To reduce the effect from the LED during these shoots, I use the lowest ISO and fastest shutter speed I can. That way the LED light does not interfere with the short duration, higher intensity light from the flashes.
If I use just the LEDs and choose not to use the flashes, I will take an exposure of a white color card, or even a piece of white paper first. The color temperature of LEDs can vary, and this gives me a white balance image I can work with in the final set of images.
I have 4 lights for most shoots. Two in the front above and in front of the camera, one behind and above, and one below and in front of the subject.

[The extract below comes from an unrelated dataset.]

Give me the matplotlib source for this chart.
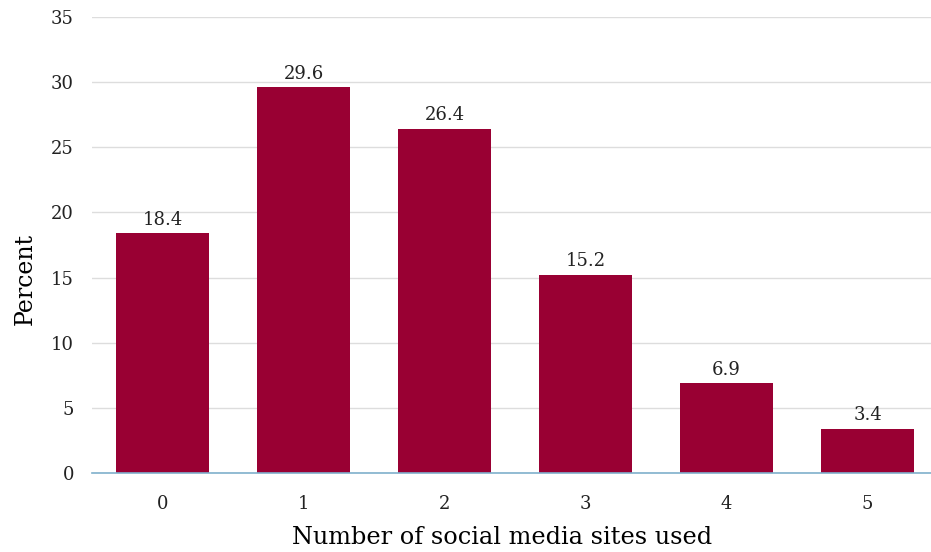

As a side note, light tents are a great tool for small invertebrates, as many have very shiny reflective surfaces which create more work in the post processing of the stack. They can be purchased through Amazon less than $30, depending upon the size you require, less than $20. This one is $14.99.
The other techniques that works with reptiles and amphibians, especially with frogs, is having them exercise before placing them in a setting for captures. Place the subject in a reasonably large container - large box or open area in your living room. For safety measures, I would do the living room thing when the wife is out. Much safer for you. And release the subject to jump around for a brief while. Usually by ten hops, a frog is out of energy, and it will take some time for it to recharge. Dip them in a bucket of clear water to wash off anything that might be clinging to the moist body and you do not want to clean in post processing later. Reptiles have very smooth, dry, scales, so the water bath isn't usually required.
Pick them up, and place them in the setting under the bright light. They will sit much better than just shooting them with a flash right out of their container.
So there you have it. A New Year photo stacking tip or two. I hope this was helpful, and as always, happy shooting.